My book had included an extended analogy between the way that ant colonies organize themselves into robust communities and the unplanned, bottom-up way that city neighborhoods form. Ants secrete pheromones as a way of communicating with other ants that they stumble across in their meanderings; out of those multiple interactions, the broader unit of the colony takes shape. As Jacobs observed more than forty years ago, something equivalent happens in successful city neighborhoods, which rely on the chance interactions of sidewalk life to create the magic of city living. Jacobs’ vision was an implicit critique of the automobile-centric city, where the channels of communication were necessarily limited by the speed of highway traffic, where the only chance encounters were car accidents. Pedestrian-centric cities, on the other hand, broadened the channels linking people, making the city into a web of connections rather than a space of isolated units, each trapped in their own solitary vehicle.
But after we moved to Brooklyn, I started to think that maybe there was something even better than the pedestrian-centric city: the stroller-centric city. Kids made the sidewalks more lively and humane spaces, but they did something else as well: they spread the pheromones more thickly; they made connections happen between strangers who otherwise wouldn’t have reached out to one another. The addition of our children transformed our sidewalk promenades. Strangers suddenly had a reason to talk to us, and I had a reason to talk to them. Before long, we stopped being strangers.

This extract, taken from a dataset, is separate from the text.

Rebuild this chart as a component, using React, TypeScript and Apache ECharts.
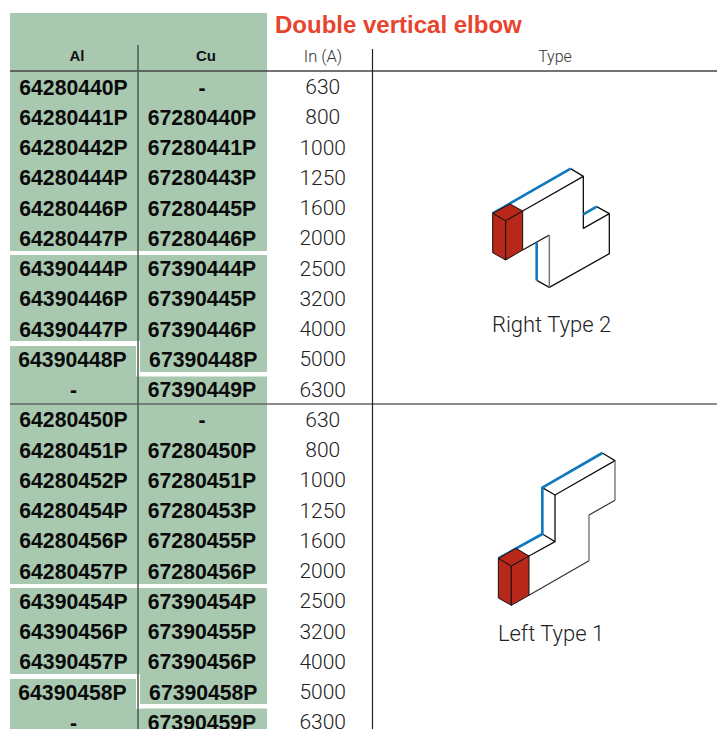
import React, { useEffect, useRef } from "react";
import * as echarts from "echarts";

const title = "Double vertical elbow";
const columnHeads = ["Al", "Cu", "In (A)", "Type"];
const alCodes = [
  "64280440P", "64280441P", "64280442P", "64280444P", "64280446P", "64280447P",
  "64390444P", "64390446P", "64390447P", "64390448P", "-",
  "64280450P", "64280451P", "64280452P", "64280454P", "64280456P", "64280457P",
  "64390454P", "64390456P", "64390457P", "64390458P", "-",
];
const cuCodes = [
  "-", "67280440P", "67280441P", "67280443P", "67280445P", "67280446P",
  "67390444P", "67390445P", "67390446P", "67390448P", "67390449P",
  "-", "67280450P", "67280451P", "67280453P", "67280455P", "67280456P",
  "67390454P", "67390455P", "67390456P", "67390458P", "67390459P",
];
const currents = [
  "630", "800", "1000", "1250", "1600", "2000", "2500", "3200", "4000", "5000", "6300",
  "630", "800", "1000", "1250", "1600", "2000", "2500", "3200", "4000", "5000", "6300",
];
const typeLabels = ["Right Type 2", "Left Type 1"];

const BOLD = "Liberation Sans";
const LIGHT = "Roboto";
const GREEN = "#a9c8b0";
const RED = "#b8281a";
const BLUE = "#0f78be";
const INK = "#111111";
const GREY = "#777777";

const FIRST_ROW = 87.2;
const ROW = 30.24;
const COL_AL = 73.5;
const COL_CU = 202;
const COL_IN = 322.7;
type P = [number, number];

const icon = (ox: number, oy: number, pts: P[]): number[][] =>
  pts.map(([x, y]) => [ox + x / 3, oy + y / 3]);

const poly = (pts: number[][], color: string, width: number) => ({
  type: "polyline",
  silent: true,
  shape: { points: pts },
  style: { stroke: color, lineWidth: width, fill: "none", lineJoin: "round" },
});
const face = (pts: number[][]) => ({
  type: "polygon",
  silent: true,
  shape: { points: pts },
  style: { fill: RED, stroke: INK, lineWidth: 1 },
});
const rect = (x: number, y: number, width: number, height: number, fill: string) => ({
  type: "rect",
  silent: true,
  shape: { x, y, width, height },
  style: { fill },
});
const rule = (x1: number, y1: number, x2: number, y2: number, color: string, w: number) => ({
  type: "line",
  silent: true,
  shape: { x1, y1, x2, y2 },
  style: { stroke: color, lineWidth: w },
});

const rightIcon = (o: P) => {
  const f = (p: P[]) => icon(o[0], o[1], p);
  return [
    poly(f([[158, 168], [340, 64], [340, 220], [418, 176], [418, 296], [238, 397], [200, 376]]), INK, 1.3),
    poly(f([[302, 41], [340, 64]]), INK, 1.3),
    poly(f([[380, 155], [418, 176]]), INK, 1.3),
    poly(f([[158, 285], [238, 240]]), INK, 1.3),
    poly(f([[238, 240], [238, 397]]), GREY, 1.5),
    poly(f([[68, 175], [302, 41]]), BLUE, 2.6),
    poly(f([[340, 178], [380, 155]]), BLUE, 2.6),
    poly(f([[200, 262], [200, 376]]), BLUE, 2.6),
    face(f([[68, 175], [107, 197], [107, 315], [68, 293]])),
    face(f([[107, 197], [158, 168], [158, 285], [107, 315]])),
    face(f([[68, 175], [120, 147], [158, 168], [107, 197]])),
  ];
};
const leftIcon = (o: P) => {
  const f = (p: P[]) => icon(o[0], o[1], p);
  return [
    poly(f([[367, 39], [405, 62], [225, 165], [187, 143]]), INK, 1.3),
    poly(f([[225, 165], [225, 305], [147, 348]]), INK, 1.3),
    poly(f([[187, 282], [225, 305]]), INK, 1.3),
    poly(f([[405, 62], [405, 181]]), GREY, 1.4),
    poly(f([[405, 181], [327, 225]]), "#333333", 1.2),
    poly(f([[327, 225], [327, 362]]), GREY, 1.4),
    poly(f([[327, 362], [147, 466]]), "#333333", 1.2),
    poly(f([[55, 355], [187, 282], [187, 143], [367, 39]]), BLUE, 2.6),
    face(f([[55, 355], [94, 378], [94, 496], [55, 474]])),
    face(f([[94, 378], [147, 348], [147, 466], [94, 496]])),
    face(f([[55, 355], [108, 325], [147, 348], [94, 378]])),
  ];
};

export default function App() {
  const ref = useRef<HTMLDivElement>(null);
  useEffect(() => {
    document.body.style.margin = "0";
    const chart = echarts.init(ref.current!, null, { renderer: "svg" });

    const cells: (string | number)[][] = [];
    alCodes.forEach((t, i) => cells.push([COL_AL + (i % 11 === 9 ? -1 : 0), i, t, "code"]));
    cuCodes.forEach((t, i) => cells.push([COL_CU + (i % 11 === 9 ? 1.3 : 0), i, t, "code"]));
    currents.forEach((t, i) => cells.push([COL_IN, i, t, "amp"]));

    chart.setOption({
      animation: false,
      backgroundColor: "#ffffff",
      grid: { left: 0, right: 0, top: 0, bottom: 0 },
      xAxis: { type: "value", min: 0, max: 717, show: false },
      yAxis: {
        type: "value",
        inverse: true,
        min: -FIRST_ROW / ROW,
        max: (729 - FIRST_ROW) / ROW,
        show: false,
      },
      graphic: {
        elements: [
          { ...rect(10, 13, 257, 716, GREEN), z: -10 },
          { ...rect(10, 251, 257, 4, "#ffffff"), z: -9 },
          { ...rect(10, 341, 127, 5, "#ffffff"), z: -9 },
          { ...rect(136, 341, 4, 35, "#ffffff"), z: -9 },
          { ...rect(136, 372, 131, 4.5, "#ffffff"), z: -9 },
          { ...rect(10, 584, 257, 4, "#ffffff"), z: -9 },
          { ...rect(10, 674, 127, 5, "#ffffff"), z: -9 },
          { ...rect(136, 674, 4, 35, "#ffffff"), z: -9 },
          { ...rect(136, 704, 131, 4.5, "#ffffff"), z: -9 },
          { ...rule(10, 71, 717, 71, "#444444", 1.5), z: -5 },
          { ...rule(10, 404, 717, 404, "#666666", 1.5), z: -5 },
          { ...rule(138, 45, 138, 729, "#4b5a50", 1.5), z: -5 },
          { ...rule(372.5, 49, 372.5, 729, "#222222", 1.2), z: -5 },
          ...rightIcon([470, 155]),
          ...leftIcon([480, 440]),
          {
            type: "text", x: 275, y: 24, silent: true,
            style: { text: title, fill: "#e8432d", font: `bold 24px "${BOLD}"`, textAlign: "left", textVerticalAlign: "middle" },
          },
          { type: "text", x: 77, y: 55, silent: true, style: { text: columnHeads[0], fill: "#111111", font: `bold 15px "${BOLD}"`, textAlign: "center", textVerticalAlign: "middle" } },
          { type: "text", x: 206, y: 55, silent: true, style: { text: columnHeads[1], fill: "#111111", font: `bold 15px "${BOLD}"`, textAlign: "center", textVerticalAlign: "middle" } },
          { type: "text", x: 323, y: 56, silent: true, style: { text: columnHeads[2], fill: "#333333", font: `300 16.5px "${LIGHT}"`, textAlign: "center", textVerticalAlign: "middle" } },
          { type: "text", x: 555, y: 56, silent: true, style: { text: columnHeads[3], fill: "#333333", font: `300 16px "${LIGHT}"`, textAlign: "center", textVerticalAlign: "middle" } },
          { type: "text", x: 551.5, y: 324, silent: true, style: { text: typeLabels[0], fill: "#222222", font: `300 22px "${LIGHT}"`, textAlign: "center", textVerticalAlign: "middle" } },
          { type: "text", x: 551, y: 633, silent: true, style: { text: typeLabels[1], fill: "#222222", font: `300 22px "${LIGHT}"`, textAlign: "center", textVerticalAlign: "middle" } },
        ],
      },
      series: [
        {
          type: "custom",
          coordinateSystem: "cartesian2d",
          silent: true,
          data: cells,
          encode: { x: 0, y: 1 },
          renderItem: (params: any, api: any) => {
            const p = api.coord([api.value(0), api.value(1)]);
            const cell = cells[params.dataIndex];
            const isCode = cell[3] === "code";
            return {
              type: "text",
              x: p[0],
              y: p[1],
              style: {
                text: String(cell[2]),
                fill: isCode ? "#0a0a0a" : "#222222",
                font: isCode ? `bold 21.2px "${BOLD}"` : `300 21px "${LIGHT}"`,
                textAlign: "center",
                textVerticalAlign: "middle",
              },
            };
          },
        },
      ],
    });
    return () => chart.dispose();
  }, []);
  return <div ref={ref} style={{ width: 717, height: 729, position: "fixed", left: 0, top: 0 }} />;
}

The beautiful truth of urban parenting is that it flows against the current of traditional cliches about parenting in the suburbs: rather than pulling you into an ever-tighter circle of close friends and family, making you a prisoner of the rec room and the back yard, having a child in the city makes you more interwoven in the fabric of that exposed, public life. Children help create a city where diversity is not just a slogan, where encountering difference is not just a grad school seminar topic. Children make our shared spaces – our sidewalks and elevators, our stoops and laundromats – into places where you can finally get to know your neighbors, after trading glances for all these years. They widen the net.